Hierarchical Clustering Algorithms on Poisson and Cox Point Processes
Sayeh Khaniha, François Baccelli
TL;DR
The paper develops CHN^2, a hierarchical clustering algorithm that compresses components to clustroid pairs and links them by nearest-neighbor rules, scalable to countably infinite datasets. It analyzes the resulting stochastic structure on point processes, proving finiteness at every level, unimodular local weak limits, and a one-ended limiting forest on the Poisson baseline, with a Last Universal Common Ancestor emerging at infinity. The methodology introduces pre-limit point-shifts $f^n$ that recursively define higher-order clusters, and proves a limiting CHN^2PS EFF that captures the global hierarchy, while extending results to Cox and general stationary processes without second-order descending chains. The work also provides practical tools for aggregation detection via simulations and stopping criteria, and situates CHN^2 within the broader landscape of random graphs and clustering, highlighting open questions about tree structure, point-map probabilities, and extensions to alternative distance measures.
Abstract
This paper introduces a hierarchical clustering algorithm, the Clustroid Hierarchical Nearest Neighbor ($\mathrm{CHN}^2$), designed for datasets with a countably infinite number of points. The method builds clusters across successive levels by linking nearest-neighbor points or clusters using the clustroid distance. The properties of this algorithm make it suitable for very large datasets. To evaluate its properties, we first apply the algorithm to the homogeneous Poisson point process, which serves as a natural null-hypothesis model with no intrinsic aggregation.

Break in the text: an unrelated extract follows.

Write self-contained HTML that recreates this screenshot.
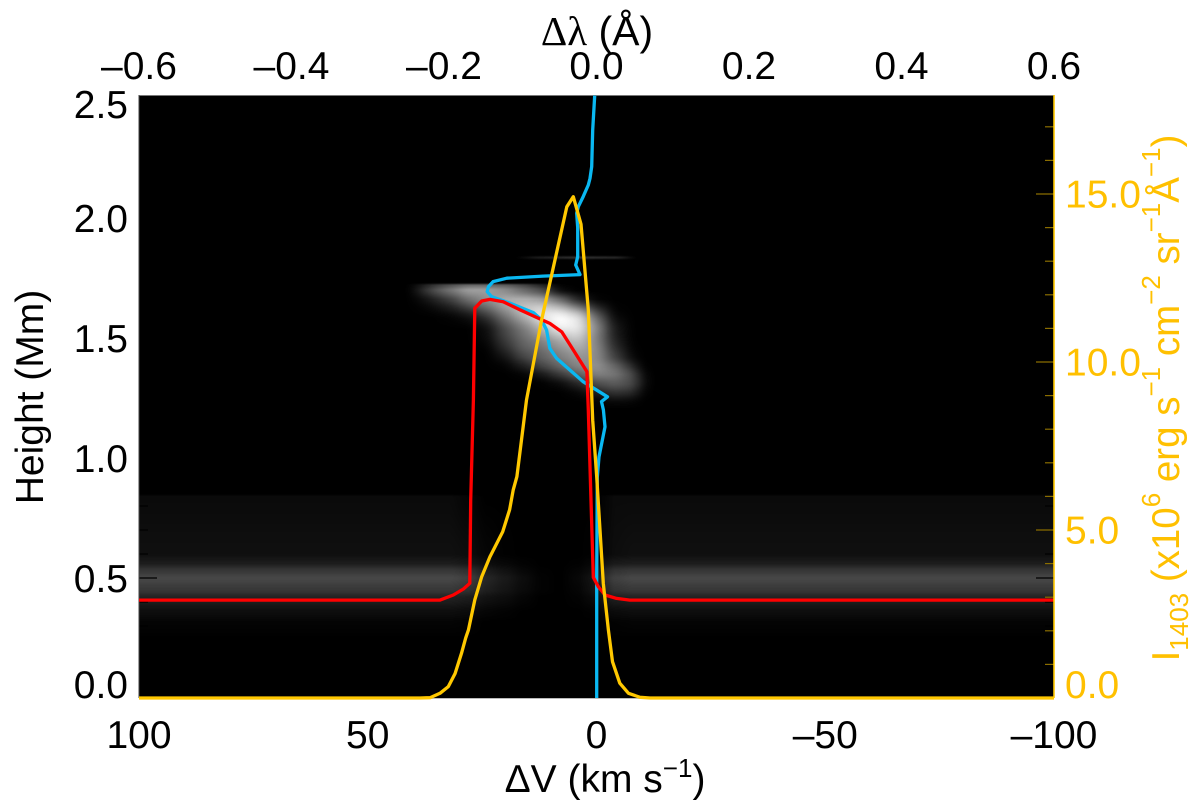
<!DOCTYPE html>
<html lang="en">
<head>
<meta charset="utf-8">
<title>Line formation chart</title>
<style>
html,body{margin:0;padding:0;background:#fff;}
#chart-root{position:relative;width:1200px;height:811px;overflow:hidden;background:#fff;}
#heatmap{position:absolute;left:139px;top:95px;width:915px;height:603px;display:block;}
#overlay{position:absolute;left:0;top:0;width:1200px;height:811px;}
text{font-family:"Liberation Sans",sans-serif;}
</style>
</head>
<body>
<div id="chart-root">
<canvas id="heatmap" width="915" height="603"></canvas>
<svg id="overlay" viewBox="0 0 1200 811" xmlns="http://www.w3.org/2000/svg">
  <g id="ticks"></g>
  <line x1="139" y1="95.5" x2="1054" y2="95.5" stroke="#777" stroke-width="1"/>
  <line x1="139" y1="698.5" x2="1054" y2="698.5" stroke="#bbb" stroke-width="1"/>
  <line x1="139" y1="95" x2="139" y2="698" stroke="#444" stroke-width="1"/>
  <g id="series" fill="none" stroke-width="3.3" stroke-linejoin="round"></g>
  <line x1="1054" y1="95" x2="1054" y2="698" stroke="#ffc800" stroke-width="1.6"/>
  <g id="labels" font-size="39"></g>
  <text x="597" y="45" font-size="41" text-anchor="middle"><tspan font-family="'Liberation Serif',serif">Δλ</tspan> (Å)</text>
  <text x="605" y="792" font-size="39" text-anchor="middle">ΔV (km s<tspan font-size="26" dy="-15">−1</tspan><tspan dy="15">)</tspan></text>
  <text transform="translate(43,397) rotate(-90)" font-size="39" text-anchor="middle">Height (Mm)</text>
  <text transform="translate(1179,398) rotate(-90)" font-size="38.5" text-anchor="middle" fill="#ffc000">I<tspan font-size="26" dy="9">1403</tspan><tspan dy="-9"> (x10</tspan><tspan font-size="26" dy="-19">6</tspan><tspan dy="19"> erg s</tspan><tspan font-size="26" dy="-19">−1</tspan><tspan dy="19"> cm</tspan><tspan font-size="26" dy="-19">−2</tspan><tspan dy="19"> sr</tspan><tspan font-size="26" dy="-19">−1</tspan><tspan dy="19">Å</tspan><tspan font-size="26" dy="-19">−1</tspan><tspan dy="19">)</tspan></text>
</svg>
</div>
<script>
// ---- Axis data ----
const velocityTicks = [100, 50, 0, -50, -100];
const velocityTickLabels = ["100", "50", "0", "–50", "–100"];
const wavelengthTicks = [-0.6, -0.4, -0.2, 0, 0.2, 0.4, 0.6];
const wavelengthTickLabels = ["–0.6", "–0.4", "–0.2", "0.0", "0.2", "0.4", "0.6"];
const heightTicks = [0, 0.5, 1, 1.5, 2, 2.5];
const heightTickLabels = ["0.0", "0.5", "1.0", "1.5", "2.0", "2.5"];
const intensityTicks = [0, 5, 10, 15];
const intensityTickLabels = ["0.0", "5.0", "10.0", "15.0"];

// ---- Series: velocity (km/s) and height (Mm) ----
const blueVelocity = [0.4,0.83,1.05,1.42,1.79,2.9,3.98,4.33,4.1,4.1,4.55,3.6,11.7,19.6,22.6,23.6,23.9,22.9,18.9,13.8,12,10.9,10.2,8.7,2.9,-2.4,-1.1,-1.5,-1.86,-0.55,-0.17,-0.04,-0.04];
const blueHeight = [2.51,2.367,2.214,2.165,2.1375,2.089,2.047,2.02,1.96,1.839,1.804,1.764,1.758,1.749,1.735,1.714,1.693,1.672,1.645,1.606,1.575,1.533,1.457,1.415,1.318,1.255,1.235,1.2,1.13,1.005,0.92,0.5,0];
const redVelocity = [100,34.2,31.3,29.1,27.7,27.5,26.9,26.6,25.1,23.3,20.4,16.7,12.7,10.2,7.6,5.07,2.1,1.8,0.7,-0.39,-1.86,-4.4,-7.3,-100];
const redHeight = [0.408,0.408,0.429,0.454,0.478,0.825,1.242,1.624,1.654,1.661,1.651,1.617,1.582,1.561,1.526,1.45,1.36,1.2,0.503,0.464,0.429,0.415,0.408,0.408];
const goldVelocity = [100,38.6,36.4,34.2,32.4,30.9,29.5,28.6,28,26.6,25.1,23.3,20.5,19,18.2,17.4,15.3,12,6.5,5.07,3.39,1.79,0.83,-0.04,-1.49,-2.6,-3.5,-5.1,-7,-9.5,-11.7,-100];
const goldIntensity = [0,0,0.01,0.14,0.34,0.73,1.33,1.79,2.02,2.92,3.61,4.2,4.95,5.6,6.19,6.59,8.87,11.25,14.62,14.92,14.1,11.55,8.27,6.59,3.41,2.02,1.08,0.44,0.14,0.02,0,0];

// ---- Heatmap: brightness samples (0-1) ----
const blobVelocity = [41,38,36,32,28,24,20,16,12,8,4,0,-4,-8,-10,-12];
const blobHeight = [1.73,1.72,1.70,1.65,1.60,1.55,1.50,1.45,1.40,1.367,1.33,1.29,1.25,1.22];
const blobValues = [
 [0,0,0,0,0,0,0,0,0,0,0,0,0,0,0,0],
 [0,.1,.2,.32,.42,.42,.38,.28,.15,.01,0,0,0,0,0,0],
 [0,.15,.28,.45,.62,.62,.55,.42,.3,.05,0,0,0,0,0,0],
 [0,.03,.08,.2,.4,.55,.7,.75,.7,.5,.18,.02,0,0,0,0],
 [0,0,0,.02,.08,.25,.5,.75,.95,1,.85,.35,.02,0,0,0],
 [0,0,0,0,0,.06,.3,.5,.75,1,.95,.55,.1,0,0,0],
 [0,0,0,0,0,.04,.25,.42,.55,.7,.8,.5,.12,0,0,0],
 [0,0,0,0,0,0,.15,.35,.42,.55,.65,.55,.2,.01,0,0],
 [0,0,0,0,0,0,.03,.2,.35,.45,.55,.55,.3,.06,0,0],
 [0,0,0,0,0,0,0,.04,.18,.35,.5,.6,.5,.25,.02,0],
 [0,0,0,0,0,0,0,0,.01,.1,.25,.4,.42,.3,.1,0],
 [0,0,0,0,0,0,0,0,0,0,.06,.2,.3,.25,.05,0],
 [0,0,0,0,0,0,0,0,0,0,0,.02,.08,.05,0,0],
 [0,0,0,0,0,0,0,0,0,0,0,0,0,0,0,0]
];
const bandVelocity = [101,40,32,28,24,20,16,12,8,4,2,0,-2,-4,-8,-101];
const bandHeight = [0.85,0.84,0.60,0.5625,0.53,0.5,0.45,0.417,0.354,0.3125,0.24];
const bandValues = [
 [0,0,0,0,0,0,0,0,0,0,0,0,0,0,0,0],
 [.04,.04,.04,.02,0,0,0,0,0,0,0,0,.02,.04,.04,.04],
 [.06,.06,.06,.05,.02,.005,0,0,0,0,.005,.01,.03,.05,.06,.06],
 [.11,.11,.11,.09,.05,.03,.01,0,0,.005,.02,.03,.07,.1,.11,.11],
 [.22,.22,.22,.19,.11,.07,.03,.005,0,.02,.04,.08,.15,.2,.22,.22],
 [.28,.28,.28,.25,.15,.1,.05,.01,0,.03,.06,.11,.19,.25,.28,.28],
 [.22,.22,.22,.19,.12,.08,.04,.01,0,.02,.05,.09,.15,.2,.22,.22],
 [.13,.13,.13,.11,.07,.05,.02,0,0,.01,.03,.05,.09,.12,.13,.13],
 [.05,.05,.05,.04,.02,.01,0,0,0,0,.005,.01,.03,.04,.05,.05],
 [.015,.015,.015,.01,0,0,0,0,0,0,0,0,.005,.01,.015,.015],
 [0,0,0,0,0,0,0,0,0,0,0,0,0,0,0,0]
];
const streakVelocity = [18,12,4,-4,-9];
const streakHeight = [1.845,1.835,1.825];
const streakValues = [
 [0,0,0,0,0],
 [0,.12,.2,.16,0],
 [0,0,0,0,0]
];

// ---- Axis functions ----
const xV = v => 596.5 - v * 4.575;
const xL = l => 139 + (l + 0.6) / 1.2 * 915;
const yH = h => 698 - h * 240;
const yI = i => 698 - i * 33.6;
const vOfX = x => (596.5 - x) / 4.575;
const hOfY = y => (698 - y) / 240;

const NS = "http://www.w3.org/2000/svg";
function svgEl(tag, parent){
  const el = document.createElementNS(NS, tag);
  parent.appendChild(el);
  return el;
}

// ---- Heatmap ----
function bracket(arr, val){
  // arr is descending; returns index i with arr[i] >= val >= arr[i+1], or -1
  if (val > arr[0] || val < arr[arr.length - 1]) return -1;
  for (let i = 0; i < arr.length - 1; i++) if (val <= arr[i] && val >= arr[i + 1]) return i;
  return -1;
}
function smooth(t){ return t * t * (3 - 2 * t) * 0.5 + t * 0.5; }
function sampleGrid(vs, hs, grid, v, h){
  const c = bracket(vs, v), r = bracket(hs, h);
  if (c < 0 || r < 0) return 0;
  const tc = smooth((vs[c] - v) / (vs[c] - vs[c + 1]));
  const tr = smooth((hs[r] - h) / (hs[r] - hs[r + 1]));
  const a = grid[r][c] * (1 - tc) + grid[r][c + 1] * tc;
  const b = grid[r + 1][c] * (1 - tc) + grid[r + 1][c + 1] * tc;
  return a * (1 - tr) + b * tr;
}
// Soft sampling of the blob: averages neighbours, keeps the sharp top edge
function softBlob(x, y){
  const h0 = hOfY(y);
  if (h0 > 1.74 || h0 < 1.18) return 0;
  const ry = h0 > 1.66 ? 0 : 5;
  let sum = 0, n = 0;
  for (let dy = -ry; dy <= ry; dy += 5){
    for (let dx = -6; dx <= 6; dx += 3){
      sum += sampleGrid(blobVelocity, blobHeight, blobValues, vOfX(x + dx), hOfY(y + dy));
      n++;
    }
  }
  return sum / n;
}
(function drawHeatmap(){
  const cv = document.getElementById("heatmap");
  const ctx = cv.getContext("2d");
  const img = ctx.createImageData(cv.width, cv.height);
  for (let py = 0; py < cv.height; py++){
    const y = py + 95.5;
    const h = hOfY(y);
    for (let px = 0; px < cv.width; px++){
      const x = px + 139.5;
      const v = vOfX(x);
      let val = sampleGrid(bandVelocity, bandHeight, bandValues, v, h)
              + softBlob(x, y)
              + sampleGrid(streakVelocity, streakHeight, streakValues, v, h);
      const g = Math.min(255, Math.round(val * 255));
      const k = (py * cv.width + px) * 4;
      img.data[k] = g; img.data[k + 1] = g; img.data[k + 2] = g; img.data[k + 3] = 255;
    }
  }
  ctx.putImageData(img, 0, 0);
})();

// ---- Ticks ----
const ticksG = document.getElementById("ticks");
function tick(x1, y1, x2, y2, color, name){
  const l = svgEl("line", ticksG);
  l.setAttribute("x1", x1); l.setAttribute("y1", y1);
  l.setAttribute("x2", x2); l.setAttribute("y2", y2);
  l.setAttribute("stroke", color);
  l.setAttribute("stroke-width", 1.2);
  
  
}
for (let i = 0; i <= 25; i++){
  const len = i % 5 === 0 ? 18 : 9;
  const y = yH(i / 10);
  tick(139, y, 139 + len, y, "#000", "left-tick");
  tick(1054 - len, y, 1054, y, "#000", "height-right-tick");
}
for (let i = 0; i <= 17; i++){
  const len = i % 5 === 0 ? 18 : 9;
  const y = yI(i);
  tick(1054 - len, y, 1054, y, "#8a6d00", "intensity-tick");
}

// ---- Series ----
const seriesG = document.getElementById("series");
function polyline(xs, ys, color, name){
  const p = svgEl("polyline", seriesG);
  p.setAttribute("points", xs.map((x, i) => x.toFixed(1) + "," + ys[i].toFixed(1)).join(" "));
  p.setAttribute("stroke", color);
  
  
}
polyline(blueVelocity.map(xV), blueHeight.map(yH), "#0ab8f2", "velocity-line");
polyline(redVelocity.map(xV), redHeight.map(yH), "#ff0000", "formation-height-line");
polyline(goldVelocity.map(xV), goldIntensity.map(yI), "#ffc800", "intensity-line");

// ---- Tick labels ----
const labelsG = document.getElementById("labels");
function label(x, y, str, anchor, color, name){
  const t = svgEl("text", labelsG);
  t.setAttribute("x", x); t.setAttribute("y", y);
  t.setAttribute("text-anchor", anchor);
  t.setAttribute("fill", color);
  t.textContent = str;
  
  
}
velocityTicks.forEach((v, i) => label(xV(v), 748, velocityTickLabels[i], "middle", "#000", "velocity-tick-label"));
wavelengthTicks.forEach((l, i) => label(xL(l), 79, wavelengthTickLabels[i], "middle", "#000", "wavelength-tick-label"));
heightTicks.forEach((h, i) => label(128, Math.min(698, Math.max(118, yH(h) + 14)), heightTickLabels[i], "end", "#000", "height-tick-label"));
intensityTicks.forEach((v, i) => label(1065, Math.min(698, yI(v) + 13.5), intensityTickLabels[i], "start", "#ffc000", "intensity-tick-label"));
</script>
</body>
</html>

In this setting, the algorithm generates a random forest that is a factor of the Poisson point process and hence unimodular. We prove that at every level, the level-$k$ graph has only finite connected components (a.s.) and derive bounds on their mean size. We also establish the existence of a limiting graph as the number of levels tends to infinity. In this limit, clusters are infinite and one-ended, which induces a natural order within each component and supports a tree-like phylogenetic interpretation. Beyond the Poisson case, we extend the analysis to a class of Cox and more general stationary point processes without second-order descending chains (introduced here), for which analogous results hold. Simulations show that comparing these cases with the Poisson baseline allows an efficient detection of aggregation, thereby linking the stochastic-geometric analysis to practical clustering tasks.